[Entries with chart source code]
------------------------------------------------
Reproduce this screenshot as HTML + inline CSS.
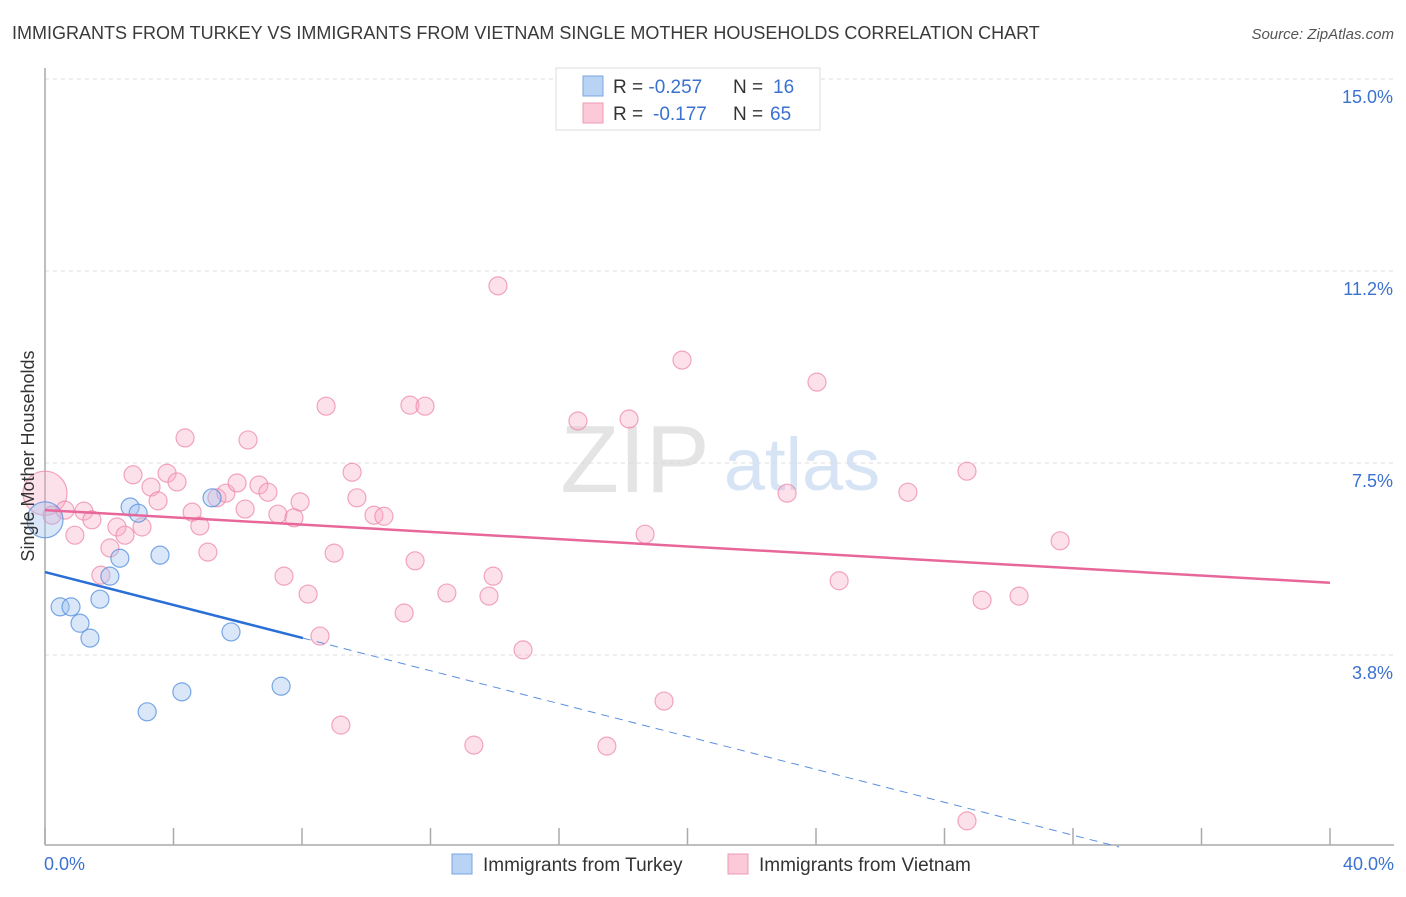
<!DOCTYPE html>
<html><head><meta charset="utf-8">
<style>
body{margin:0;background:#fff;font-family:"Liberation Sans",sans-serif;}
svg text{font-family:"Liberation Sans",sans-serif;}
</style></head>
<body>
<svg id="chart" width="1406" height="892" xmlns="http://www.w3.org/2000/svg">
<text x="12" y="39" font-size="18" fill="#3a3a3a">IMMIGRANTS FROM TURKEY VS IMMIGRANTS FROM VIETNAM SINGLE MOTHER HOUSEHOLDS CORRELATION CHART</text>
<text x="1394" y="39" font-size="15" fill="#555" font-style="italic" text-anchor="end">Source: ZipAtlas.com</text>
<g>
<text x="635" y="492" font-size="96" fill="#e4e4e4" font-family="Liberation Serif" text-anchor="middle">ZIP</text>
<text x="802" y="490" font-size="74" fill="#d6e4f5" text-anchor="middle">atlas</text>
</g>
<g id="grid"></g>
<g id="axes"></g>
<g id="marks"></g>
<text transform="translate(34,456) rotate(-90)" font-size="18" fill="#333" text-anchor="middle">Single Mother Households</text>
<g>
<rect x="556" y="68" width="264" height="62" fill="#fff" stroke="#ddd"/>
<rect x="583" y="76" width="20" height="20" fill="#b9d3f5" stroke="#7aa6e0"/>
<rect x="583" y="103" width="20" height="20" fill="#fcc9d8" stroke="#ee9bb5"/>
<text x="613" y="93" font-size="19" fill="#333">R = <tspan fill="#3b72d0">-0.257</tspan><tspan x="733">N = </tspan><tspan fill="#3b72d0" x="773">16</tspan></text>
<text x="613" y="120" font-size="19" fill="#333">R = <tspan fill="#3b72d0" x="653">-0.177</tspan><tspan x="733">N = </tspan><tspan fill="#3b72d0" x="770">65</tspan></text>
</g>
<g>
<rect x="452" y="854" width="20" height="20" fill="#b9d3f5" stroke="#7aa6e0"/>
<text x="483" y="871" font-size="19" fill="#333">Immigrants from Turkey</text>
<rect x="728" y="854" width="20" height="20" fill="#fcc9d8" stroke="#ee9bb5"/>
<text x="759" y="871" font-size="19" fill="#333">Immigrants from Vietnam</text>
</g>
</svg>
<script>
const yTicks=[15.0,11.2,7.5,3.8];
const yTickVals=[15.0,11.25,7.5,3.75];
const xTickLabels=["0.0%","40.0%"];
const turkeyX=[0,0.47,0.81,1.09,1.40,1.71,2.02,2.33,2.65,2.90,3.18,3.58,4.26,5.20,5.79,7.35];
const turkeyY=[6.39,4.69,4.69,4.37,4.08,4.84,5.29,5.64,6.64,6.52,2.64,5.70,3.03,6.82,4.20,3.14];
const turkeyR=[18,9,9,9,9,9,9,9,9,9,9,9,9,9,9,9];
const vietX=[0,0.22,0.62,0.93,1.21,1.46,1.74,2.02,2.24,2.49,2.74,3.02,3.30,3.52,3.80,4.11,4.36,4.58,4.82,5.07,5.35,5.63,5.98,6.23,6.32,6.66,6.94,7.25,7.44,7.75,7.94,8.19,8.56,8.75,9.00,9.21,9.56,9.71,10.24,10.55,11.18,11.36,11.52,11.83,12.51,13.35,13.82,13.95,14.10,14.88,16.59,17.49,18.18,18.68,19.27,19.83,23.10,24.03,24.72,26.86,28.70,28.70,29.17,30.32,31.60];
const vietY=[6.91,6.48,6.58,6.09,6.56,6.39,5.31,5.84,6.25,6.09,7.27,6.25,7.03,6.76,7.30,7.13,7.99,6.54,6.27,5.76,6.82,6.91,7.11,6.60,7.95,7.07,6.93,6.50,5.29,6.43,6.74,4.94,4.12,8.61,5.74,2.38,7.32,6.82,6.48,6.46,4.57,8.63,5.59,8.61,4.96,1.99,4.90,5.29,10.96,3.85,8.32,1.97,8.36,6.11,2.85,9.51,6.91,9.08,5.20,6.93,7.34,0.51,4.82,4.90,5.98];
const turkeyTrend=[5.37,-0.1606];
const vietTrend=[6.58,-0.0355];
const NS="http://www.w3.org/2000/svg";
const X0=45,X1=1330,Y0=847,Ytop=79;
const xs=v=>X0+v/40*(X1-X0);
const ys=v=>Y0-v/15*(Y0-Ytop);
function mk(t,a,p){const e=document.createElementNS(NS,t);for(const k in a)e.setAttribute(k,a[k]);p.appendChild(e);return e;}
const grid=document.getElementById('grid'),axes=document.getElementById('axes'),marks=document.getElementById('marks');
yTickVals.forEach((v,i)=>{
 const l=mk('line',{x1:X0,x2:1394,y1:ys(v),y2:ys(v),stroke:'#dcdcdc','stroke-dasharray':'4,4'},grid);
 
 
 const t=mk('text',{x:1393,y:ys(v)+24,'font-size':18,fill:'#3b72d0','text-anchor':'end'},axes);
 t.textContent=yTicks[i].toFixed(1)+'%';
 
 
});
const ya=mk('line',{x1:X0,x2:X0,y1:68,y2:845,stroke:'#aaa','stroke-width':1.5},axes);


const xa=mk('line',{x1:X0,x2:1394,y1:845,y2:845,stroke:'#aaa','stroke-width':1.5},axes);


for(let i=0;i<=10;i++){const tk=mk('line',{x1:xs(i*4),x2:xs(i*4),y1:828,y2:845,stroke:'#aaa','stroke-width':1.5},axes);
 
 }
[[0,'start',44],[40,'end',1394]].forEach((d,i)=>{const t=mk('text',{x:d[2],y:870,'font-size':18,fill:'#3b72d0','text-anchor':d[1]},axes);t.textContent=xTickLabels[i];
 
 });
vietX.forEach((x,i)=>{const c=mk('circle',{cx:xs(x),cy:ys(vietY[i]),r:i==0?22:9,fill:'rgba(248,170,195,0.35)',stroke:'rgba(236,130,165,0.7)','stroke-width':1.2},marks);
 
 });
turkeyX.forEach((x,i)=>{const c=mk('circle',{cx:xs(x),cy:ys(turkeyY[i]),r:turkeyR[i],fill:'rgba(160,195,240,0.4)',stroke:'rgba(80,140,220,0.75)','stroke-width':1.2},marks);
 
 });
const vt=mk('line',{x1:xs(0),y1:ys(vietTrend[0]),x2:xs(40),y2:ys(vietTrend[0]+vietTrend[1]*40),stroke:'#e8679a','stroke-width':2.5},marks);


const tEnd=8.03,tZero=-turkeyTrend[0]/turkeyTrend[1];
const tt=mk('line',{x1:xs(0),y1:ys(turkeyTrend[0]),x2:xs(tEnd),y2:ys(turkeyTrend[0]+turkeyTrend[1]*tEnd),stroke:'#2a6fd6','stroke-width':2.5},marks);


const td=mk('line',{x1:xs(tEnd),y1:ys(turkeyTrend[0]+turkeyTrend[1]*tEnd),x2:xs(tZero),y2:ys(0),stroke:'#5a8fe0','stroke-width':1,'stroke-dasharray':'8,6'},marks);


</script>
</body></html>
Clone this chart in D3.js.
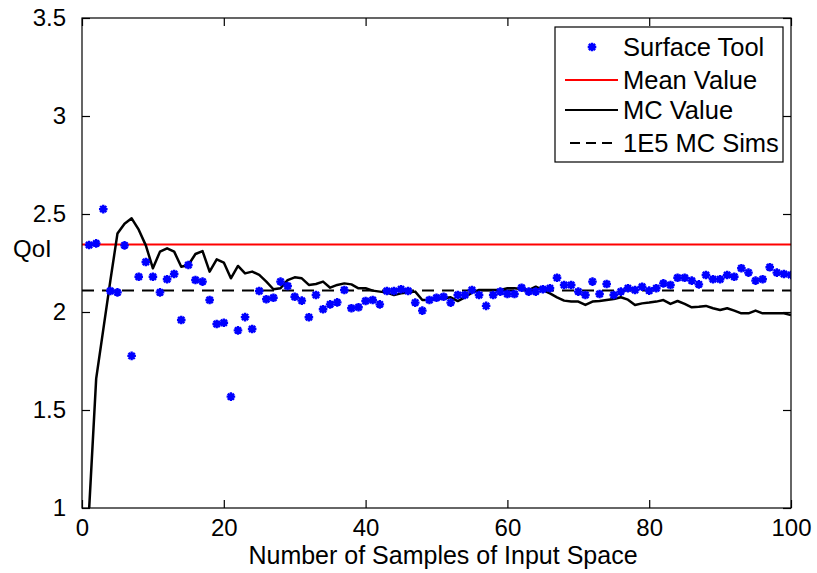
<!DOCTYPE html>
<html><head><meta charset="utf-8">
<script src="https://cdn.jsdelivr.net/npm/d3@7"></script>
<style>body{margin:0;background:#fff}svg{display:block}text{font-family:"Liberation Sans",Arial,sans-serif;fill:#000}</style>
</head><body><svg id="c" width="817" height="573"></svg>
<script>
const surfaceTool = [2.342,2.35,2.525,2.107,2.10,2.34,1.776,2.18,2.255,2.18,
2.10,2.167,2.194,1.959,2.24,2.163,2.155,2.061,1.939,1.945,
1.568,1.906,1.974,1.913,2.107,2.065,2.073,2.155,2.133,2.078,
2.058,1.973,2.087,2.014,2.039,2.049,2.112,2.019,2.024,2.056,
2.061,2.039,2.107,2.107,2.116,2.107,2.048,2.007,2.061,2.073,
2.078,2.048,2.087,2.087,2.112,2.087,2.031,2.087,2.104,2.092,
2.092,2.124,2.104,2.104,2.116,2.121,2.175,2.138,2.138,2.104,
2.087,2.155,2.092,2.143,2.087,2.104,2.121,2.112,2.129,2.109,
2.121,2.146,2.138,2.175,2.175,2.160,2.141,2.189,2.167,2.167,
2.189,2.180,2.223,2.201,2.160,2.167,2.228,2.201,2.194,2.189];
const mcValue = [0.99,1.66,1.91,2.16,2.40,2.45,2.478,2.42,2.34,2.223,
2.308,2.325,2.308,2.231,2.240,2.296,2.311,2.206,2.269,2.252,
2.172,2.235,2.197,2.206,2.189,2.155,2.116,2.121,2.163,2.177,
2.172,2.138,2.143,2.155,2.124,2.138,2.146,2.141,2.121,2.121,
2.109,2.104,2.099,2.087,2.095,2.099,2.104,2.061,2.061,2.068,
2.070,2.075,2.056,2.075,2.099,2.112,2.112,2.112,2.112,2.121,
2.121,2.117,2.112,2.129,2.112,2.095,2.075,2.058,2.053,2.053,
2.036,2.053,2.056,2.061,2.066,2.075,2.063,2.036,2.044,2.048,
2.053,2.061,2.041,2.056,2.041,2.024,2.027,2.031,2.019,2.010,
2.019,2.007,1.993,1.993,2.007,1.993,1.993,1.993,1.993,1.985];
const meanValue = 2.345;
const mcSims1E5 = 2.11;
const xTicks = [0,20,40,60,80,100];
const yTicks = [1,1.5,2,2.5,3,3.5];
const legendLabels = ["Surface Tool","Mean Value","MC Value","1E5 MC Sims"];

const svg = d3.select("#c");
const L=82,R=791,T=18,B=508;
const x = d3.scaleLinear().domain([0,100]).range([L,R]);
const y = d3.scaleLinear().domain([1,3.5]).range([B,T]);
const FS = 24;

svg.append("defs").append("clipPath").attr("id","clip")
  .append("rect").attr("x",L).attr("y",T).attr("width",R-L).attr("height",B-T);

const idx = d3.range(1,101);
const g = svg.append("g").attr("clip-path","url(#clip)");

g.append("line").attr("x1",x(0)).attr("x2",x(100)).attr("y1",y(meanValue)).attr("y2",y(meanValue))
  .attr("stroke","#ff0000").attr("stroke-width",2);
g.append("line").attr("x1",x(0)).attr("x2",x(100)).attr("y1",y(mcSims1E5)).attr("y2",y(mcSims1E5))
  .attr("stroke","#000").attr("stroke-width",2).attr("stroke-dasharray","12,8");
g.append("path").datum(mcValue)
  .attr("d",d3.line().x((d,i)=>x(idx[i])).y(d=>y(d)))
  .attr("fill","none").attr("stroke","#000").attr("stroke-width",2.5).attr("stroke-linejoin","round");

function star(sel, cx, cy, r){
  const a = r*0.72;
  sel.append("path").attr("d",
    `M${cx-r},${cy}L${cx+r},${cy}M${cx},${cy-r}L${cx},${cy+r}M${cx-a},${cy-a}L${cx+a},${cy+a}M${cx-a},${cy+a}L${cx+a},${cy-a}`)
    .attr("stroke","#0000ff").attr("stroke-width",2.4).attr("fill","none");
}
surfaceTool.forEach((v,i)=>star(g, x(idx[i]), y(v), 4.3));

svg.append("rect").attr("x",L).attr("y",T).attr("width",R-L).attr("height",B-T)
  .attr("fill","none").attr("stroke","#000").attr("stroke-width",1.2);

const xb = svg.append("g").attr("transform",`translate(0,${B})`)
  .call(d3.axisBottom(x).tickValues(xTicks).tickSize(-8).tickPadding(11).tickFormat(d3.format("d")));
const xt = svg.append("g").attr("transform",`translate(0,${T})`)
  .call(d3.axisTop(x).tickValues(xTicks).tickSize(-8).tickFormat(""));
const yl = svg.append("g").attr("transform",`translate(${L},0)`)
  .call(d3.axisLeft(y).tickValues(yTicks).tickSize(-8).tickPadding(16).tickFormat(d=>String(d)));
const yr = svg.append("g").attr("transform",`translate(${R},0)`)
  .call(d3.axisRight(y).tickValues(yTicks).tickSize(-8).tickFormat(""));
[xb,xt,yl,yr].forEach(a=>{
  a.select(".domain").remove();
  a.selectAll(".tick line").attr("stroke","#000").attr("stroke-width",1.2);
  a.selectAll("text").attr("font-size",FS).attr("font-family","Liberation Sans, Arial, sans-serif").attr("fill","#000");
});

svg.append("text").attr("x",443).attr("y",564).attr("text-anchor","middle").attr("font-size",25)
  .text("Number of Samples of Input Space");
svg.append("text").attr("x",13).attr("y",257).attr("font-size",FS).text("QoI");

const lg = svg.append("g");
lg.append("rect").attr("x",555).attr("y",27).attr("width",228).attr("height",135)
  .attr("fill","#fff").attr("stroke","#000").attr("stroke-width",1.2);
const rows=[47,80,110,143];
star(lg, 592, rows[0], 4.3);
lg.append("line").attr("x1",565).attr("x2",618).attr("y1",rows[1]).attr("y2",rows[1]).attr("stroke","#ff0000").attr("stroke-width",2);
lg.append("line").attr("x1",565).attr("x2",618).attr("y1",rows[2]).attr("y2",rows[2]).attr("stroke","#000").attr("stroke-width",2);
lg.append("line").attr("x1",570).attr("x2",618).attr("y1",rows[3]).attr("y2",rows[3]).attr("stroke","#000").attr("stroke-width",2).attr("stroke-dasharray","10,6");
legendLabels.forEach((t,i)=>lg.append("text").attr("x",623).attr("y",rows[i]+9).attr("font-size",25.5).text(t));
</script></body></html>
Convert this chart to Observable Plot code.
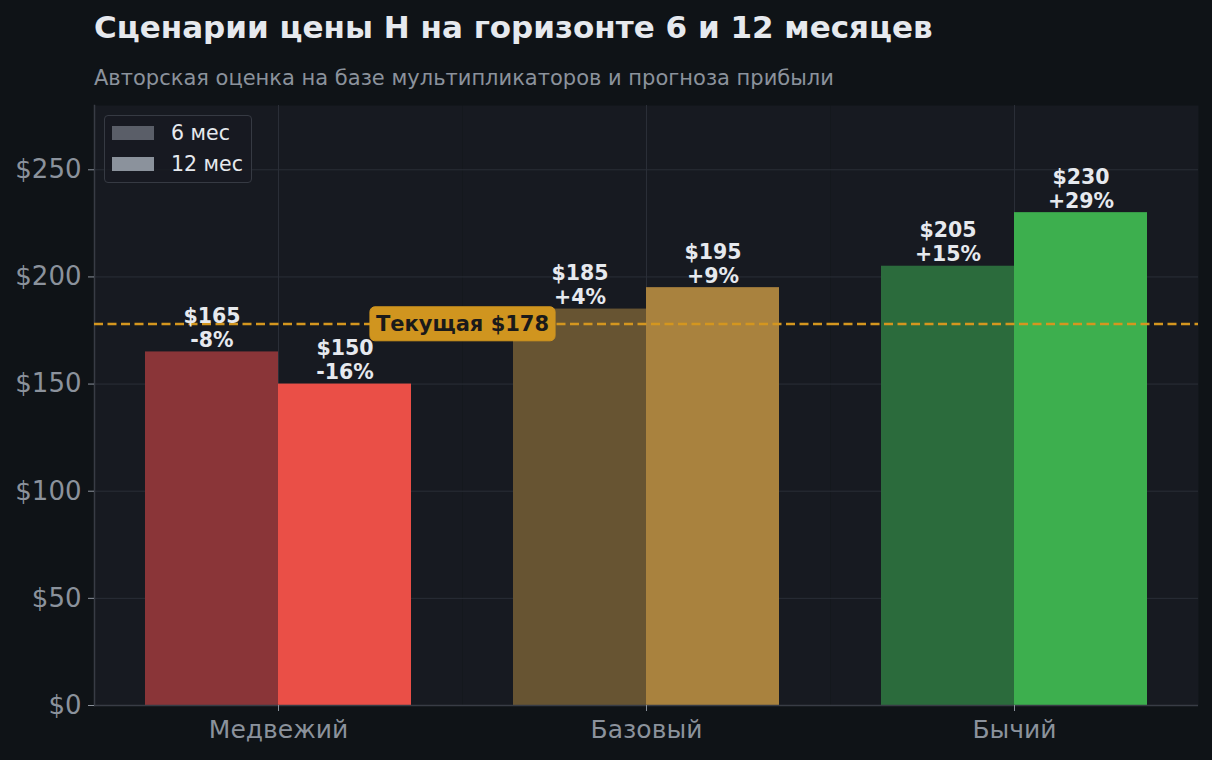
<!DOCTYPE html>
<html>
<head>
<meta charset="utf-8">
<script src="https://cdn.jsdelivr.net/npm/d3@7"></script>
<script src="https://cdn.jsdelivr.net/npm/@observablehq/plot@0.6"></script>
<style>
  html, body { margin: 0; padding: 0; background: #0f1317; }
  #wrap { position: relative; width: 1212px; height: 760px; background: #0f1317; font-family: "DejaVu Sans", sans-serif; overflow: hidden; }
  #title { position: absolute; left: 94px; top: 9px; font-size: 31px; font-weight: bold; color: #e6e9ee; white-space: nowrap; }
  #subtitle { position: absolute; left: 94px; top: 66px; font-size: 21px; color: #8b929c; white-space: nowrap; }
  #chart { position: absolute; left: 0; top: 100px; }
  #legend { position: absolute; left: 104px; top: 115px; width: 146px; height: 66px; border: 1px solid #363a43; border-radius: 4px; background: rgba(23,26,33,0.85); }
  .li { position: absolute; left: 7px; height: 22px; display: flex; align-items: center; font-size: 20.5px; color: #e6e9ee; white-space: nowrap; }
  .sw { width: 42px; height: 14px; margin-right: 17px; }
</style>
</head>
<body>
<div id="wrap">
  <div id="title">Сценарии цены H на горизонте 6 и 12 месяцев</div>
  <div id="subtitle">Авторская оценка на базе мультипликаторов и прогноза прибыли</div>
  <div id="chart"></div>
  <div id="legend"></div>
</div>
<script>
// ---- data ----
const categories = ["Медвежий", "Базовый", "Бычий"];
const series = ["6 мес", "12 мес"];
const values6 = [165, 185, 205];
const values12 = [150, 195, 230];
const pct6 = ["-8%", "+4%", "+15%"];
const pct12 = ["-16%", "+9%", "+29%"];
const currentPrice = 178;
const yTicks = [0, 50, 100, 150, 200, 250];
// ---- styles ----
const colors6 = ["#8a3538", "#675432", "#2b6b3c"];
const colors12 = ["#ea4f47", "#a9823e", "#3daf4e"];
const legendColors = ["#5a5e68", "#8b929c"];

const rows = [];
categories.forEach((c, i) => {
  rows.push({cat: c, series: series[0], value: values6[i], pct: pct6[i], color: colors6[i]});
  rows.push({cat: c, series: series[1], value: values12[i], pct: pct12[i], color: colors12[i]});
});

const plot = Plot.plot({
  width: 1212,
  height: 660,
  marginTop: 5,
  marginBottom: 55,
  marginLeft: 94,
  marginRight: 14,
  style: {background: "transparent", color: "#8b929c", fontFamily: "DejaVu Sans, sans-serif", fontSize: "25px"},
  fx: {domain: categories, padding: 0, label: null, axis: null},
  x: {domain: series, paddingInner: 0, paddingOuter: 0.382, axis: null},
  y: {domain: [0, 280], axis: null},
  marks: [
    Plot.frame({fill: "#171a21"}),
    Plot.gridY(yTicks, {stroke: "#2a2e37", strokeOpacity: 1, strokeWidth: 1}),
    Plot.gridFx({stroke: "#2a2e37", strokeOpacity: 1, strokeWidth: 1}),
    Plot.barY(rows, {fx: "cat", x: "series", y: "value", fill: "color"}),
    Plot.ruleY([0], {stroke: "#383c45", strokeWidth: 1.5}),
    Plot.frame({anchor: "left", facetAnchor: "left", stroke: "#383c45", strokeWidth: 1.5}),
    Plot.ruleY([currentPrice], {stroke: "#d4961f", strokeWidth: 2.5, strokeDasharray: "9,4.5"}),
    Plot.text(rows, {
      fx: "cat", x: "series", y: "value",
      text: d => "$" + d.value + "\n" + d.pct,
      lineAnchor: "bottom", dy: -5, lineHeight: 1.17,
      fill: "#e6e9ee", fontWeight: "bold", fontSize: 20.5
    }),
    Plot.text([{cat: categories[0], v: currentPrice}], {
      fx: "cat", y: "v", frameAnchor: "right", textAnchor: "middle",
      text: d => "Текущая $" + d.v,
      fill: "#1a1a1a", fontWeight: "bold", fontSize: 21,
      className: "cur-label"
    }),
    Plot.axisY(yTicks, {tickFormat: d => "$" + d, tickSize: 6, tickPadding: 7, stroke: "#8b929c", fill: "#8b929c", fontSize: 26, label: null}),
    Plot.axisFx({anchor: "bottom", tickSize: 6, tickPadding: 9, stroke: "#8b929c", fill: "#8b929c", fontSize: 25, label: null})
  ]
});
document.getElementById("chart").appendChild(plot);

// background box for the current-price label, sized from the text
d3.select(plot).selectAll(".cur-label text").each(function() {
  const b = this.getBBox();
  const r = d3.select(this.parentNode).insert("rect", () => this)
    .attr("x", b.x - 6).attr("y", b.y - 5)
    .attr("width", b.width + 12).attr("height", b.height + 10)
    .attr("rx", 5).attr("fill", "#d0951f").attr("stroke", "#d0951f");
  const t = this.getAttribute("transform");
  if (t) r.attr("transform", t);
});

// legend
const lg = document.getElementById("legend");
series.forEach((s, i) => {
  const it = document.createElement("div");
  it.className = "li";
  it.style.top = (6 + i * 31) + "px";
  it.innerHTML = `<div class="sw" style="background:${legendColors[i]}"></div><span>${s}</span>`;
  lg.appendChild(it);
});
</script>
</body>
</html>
------------------------------------------------
WRITTEN TASK: Go through the listing above and report how many of its lines contain the word "this", with only the number as output.

PROBLEM SOLUTION: 6